#### Recorded data

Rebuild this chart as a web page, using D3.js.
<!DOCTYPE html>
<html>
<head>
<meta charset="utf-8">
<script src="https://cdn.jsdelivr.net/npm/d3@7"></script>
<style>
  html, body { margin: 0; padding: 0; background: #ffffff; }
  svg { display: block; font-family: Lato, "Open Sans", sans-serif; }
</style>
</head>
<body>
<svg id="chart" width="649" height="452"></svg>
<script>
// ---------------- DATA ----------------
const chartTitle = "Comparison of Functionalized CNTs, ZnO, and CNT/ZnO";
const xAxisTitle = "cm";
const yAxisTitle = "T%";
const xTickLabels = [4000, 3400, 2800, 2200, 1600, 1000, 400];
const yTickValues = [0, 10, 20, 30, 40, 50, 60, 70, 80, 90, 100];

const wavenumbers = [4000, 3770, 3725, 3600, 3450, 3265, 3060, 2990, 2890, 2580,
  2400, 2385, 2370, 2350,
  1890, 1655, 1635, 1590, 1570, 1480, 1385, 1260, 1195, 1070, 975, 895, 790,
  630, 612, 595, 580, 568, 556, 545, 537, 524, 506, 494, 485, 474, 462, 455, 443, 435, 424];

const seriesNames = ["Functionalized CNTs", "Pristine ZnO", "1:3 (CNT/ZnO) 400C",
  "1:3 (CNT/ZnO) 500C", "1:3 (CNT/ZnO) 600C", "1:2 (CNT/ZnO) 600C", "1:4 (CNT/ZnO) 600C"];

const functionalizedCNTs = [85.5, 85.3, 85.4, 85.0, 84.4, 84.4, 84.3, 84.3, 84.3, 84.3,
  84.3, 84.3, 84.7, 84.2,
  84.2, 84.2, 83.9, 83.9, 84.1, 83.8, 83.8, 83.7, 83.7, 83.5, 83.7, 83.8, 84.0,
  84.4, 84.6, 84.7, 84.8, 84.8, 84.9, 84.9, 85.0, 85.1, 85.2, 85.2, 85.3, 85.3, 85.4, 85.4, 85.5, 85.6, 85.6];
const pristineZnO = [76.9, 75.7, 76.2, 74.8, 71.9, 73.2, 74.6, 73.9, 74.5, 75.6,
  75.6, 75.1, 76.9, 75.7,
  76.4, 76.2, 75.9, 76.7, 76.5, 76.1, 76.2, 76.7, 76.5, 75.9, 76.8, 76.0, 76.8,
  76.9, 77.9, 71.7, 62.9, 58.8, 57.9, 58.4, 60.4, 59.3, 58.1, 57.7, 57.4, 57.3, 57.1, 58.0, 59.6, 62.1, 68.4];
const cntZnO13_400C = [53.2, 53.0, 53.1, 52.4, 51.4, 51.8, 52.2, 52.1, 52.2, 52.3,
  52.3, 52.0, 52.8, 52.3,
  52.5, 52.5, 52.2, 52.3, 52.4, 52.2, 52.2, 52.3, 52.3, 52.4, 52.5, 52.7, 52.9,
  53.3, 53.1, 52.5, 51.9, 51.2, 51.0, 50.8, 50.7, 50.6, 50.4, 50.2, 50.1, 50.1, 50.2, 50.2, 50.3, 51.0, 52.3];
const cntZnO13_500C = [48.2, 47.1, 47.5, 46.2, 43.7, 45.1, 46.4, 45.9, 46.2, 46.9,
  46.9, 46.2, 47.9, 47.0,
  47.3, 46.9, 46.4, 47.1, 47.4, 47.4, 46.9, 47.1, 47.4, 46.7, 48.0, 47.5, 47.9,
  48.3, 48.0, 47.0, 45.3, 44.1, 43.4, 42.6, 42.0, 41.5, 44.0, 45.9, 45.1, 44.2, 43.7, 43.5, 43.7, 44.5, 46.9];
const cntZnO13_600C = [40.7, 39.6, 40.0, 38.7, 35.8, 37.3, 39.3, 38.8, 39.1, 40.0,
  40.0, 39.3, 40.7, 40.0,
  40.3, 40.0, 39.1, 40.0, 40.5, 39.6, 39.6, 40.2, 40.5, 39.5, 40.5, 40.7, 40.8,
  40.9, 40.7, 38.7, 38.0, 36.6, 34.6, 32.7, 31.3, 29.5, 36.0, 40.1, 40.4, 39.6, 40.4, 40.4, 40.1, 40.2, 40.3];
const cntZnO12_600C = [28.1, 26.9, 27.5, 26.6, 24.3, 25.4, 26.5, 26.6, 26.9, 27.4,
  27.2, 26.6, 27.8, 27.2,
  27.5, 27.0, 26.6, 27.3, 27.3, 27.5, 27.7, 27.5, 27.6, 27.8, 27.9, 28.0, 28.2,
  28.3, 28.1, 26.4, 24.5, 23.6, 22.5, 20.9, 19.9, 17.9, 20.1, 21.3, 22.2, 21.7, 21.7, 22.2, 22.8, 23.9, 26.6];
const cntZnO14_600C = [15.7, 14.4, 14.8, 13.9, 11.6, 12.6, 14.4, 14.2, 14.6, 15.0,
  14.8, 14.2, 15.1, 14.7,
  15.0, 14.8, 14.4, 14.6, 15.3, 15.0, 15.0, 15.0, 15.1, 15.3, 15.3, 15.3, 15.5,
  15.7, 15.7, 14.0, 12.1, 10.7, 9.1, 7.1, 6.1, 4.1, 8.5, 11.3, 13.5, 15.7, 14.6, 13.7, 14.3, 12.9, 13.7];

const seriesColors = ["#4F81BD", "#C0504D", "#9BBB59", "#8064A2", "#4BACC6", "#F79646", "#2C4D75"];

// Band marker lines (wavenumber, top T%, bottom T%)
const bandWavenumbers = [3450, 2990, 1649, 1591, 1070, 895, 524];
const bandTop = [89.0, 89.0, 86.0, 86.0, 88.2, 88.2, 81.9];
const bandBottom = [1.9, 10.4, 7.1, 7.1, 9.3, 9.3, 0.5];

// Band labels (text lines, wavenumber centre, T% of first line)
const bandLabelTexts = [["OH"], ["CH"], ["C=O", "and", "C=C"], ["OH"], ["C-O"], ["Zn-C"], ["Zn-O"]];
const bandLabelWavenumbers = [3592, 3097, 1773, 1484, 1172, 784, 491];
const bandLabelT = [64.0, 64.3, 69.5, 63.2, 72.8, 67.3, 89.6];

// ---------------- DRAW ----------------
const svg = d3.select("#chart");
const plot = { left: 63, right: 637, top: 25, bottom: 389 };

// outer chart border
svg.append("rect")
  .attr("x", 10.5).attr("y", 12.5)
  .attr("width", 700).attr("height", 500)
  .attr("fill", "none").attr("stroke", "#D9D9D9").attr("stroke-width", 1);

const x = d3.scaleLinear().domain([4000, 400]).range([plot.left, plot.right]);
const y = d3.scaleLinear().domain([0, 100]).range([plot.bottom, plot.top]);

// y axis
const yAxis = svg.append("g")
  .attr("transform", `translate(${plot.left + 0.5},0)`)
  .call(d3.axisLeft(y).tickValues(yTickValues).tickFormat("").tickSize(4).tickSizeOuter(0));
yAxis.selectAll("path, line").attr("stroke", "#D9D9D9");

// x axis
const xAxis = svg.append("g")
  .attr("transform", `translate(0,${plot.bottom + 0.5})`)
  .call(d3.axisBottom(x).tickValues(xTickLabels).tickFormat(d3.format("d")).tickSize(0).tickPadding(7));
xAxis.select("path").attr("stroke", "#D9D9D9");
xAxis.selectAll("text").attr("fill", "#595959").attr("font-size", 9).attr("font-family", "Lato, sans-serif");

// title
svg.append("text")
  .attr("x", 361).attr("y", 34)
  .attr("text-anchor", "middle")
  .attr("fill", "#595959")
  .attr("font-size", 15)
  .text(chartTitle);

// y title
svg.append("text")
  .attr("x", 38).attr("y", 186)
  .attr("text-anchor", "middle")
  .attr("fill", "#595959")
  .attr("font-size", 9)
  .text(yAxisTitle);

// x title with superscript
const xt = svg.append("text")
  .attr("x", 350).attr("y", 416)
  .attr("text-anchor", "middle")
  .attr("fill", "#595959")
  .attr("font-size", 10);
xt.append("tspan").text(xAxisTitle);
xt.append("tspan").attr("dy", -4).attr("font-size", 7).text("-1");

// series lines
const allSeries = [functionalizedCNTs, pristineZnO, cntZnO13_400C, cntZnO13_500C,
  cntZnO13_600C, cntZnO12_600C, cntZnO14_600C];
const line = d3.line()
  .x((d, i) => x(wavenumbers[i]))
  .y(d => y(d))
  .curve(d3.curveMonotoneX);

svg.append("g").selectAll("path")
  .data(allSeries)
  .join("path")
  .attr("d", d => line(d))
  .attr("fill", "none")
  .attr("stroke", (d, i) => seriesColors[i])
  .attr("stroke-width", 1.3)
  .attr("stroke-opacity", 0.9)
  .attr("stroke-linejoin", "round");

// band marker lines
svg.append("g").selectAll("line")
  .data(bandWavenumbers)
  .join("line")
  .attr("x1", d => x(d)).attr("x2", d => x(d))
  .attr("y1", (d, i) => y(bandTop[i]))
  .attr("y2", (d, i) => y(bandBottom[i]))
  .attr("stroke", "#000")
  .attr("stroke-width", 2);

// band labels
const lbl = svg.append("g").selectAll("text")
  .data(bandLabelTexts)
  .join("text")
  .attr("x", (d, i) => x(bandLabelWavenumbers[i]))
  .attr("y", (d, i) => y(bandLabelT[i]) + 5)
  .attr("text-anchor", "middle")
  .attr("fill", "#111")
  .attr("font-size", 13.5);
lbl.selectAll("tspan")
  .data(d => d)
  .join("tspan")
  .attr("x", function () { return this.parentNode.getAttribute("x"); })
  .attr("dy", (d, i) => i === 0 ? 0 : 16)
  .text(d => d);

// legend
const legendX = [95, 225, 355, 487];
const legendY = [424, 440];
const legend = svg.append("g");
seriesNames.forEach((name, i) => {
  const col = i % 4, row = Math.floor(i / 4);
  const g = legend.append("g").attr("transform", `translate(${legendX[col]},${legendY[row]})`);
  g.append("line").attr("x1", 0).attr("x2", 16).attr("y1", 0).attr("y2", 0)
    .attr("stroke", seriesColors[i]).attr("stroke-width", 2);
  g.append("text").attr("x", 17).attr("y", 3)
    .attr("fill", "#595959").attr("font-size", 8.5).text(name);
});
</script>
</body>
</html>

########

Reprint the data above from the opening line to the line holding "80, 90, 100];", inclusive, and nothing else.

Right answer →
Rebuild this chart as a web page, using D3.js.
<!DOCTYPE html>
<html>
<head>
<meta charset="utf-8">
<script src="https://cdn.jsdelivr.net/npm/d3@7"></script>
<style>
  html, body { margin: 0; padding: 0; background: #ffffff; }
  svg { display: block; font-family: Lato, "Open Sans", sans-serif; }
</style>
</head>
<body>
<svg id="chart" width="649" height="452"></svg>
<script>
// ---------------- DATA ----------------
const chartTitle = "Comparison of Functionalized CNTs, ZnO, and CNT/ZnO";
const xAxisTitle = "cm";
const yAxisTitle = "T%";
const xTickLabels = [4000, 3400, 2800, 2200, 1600, 1000, 400];
const yTickValues = [0, 10, 20, 30, 40, 50, 60, 70, 80, 90, 100];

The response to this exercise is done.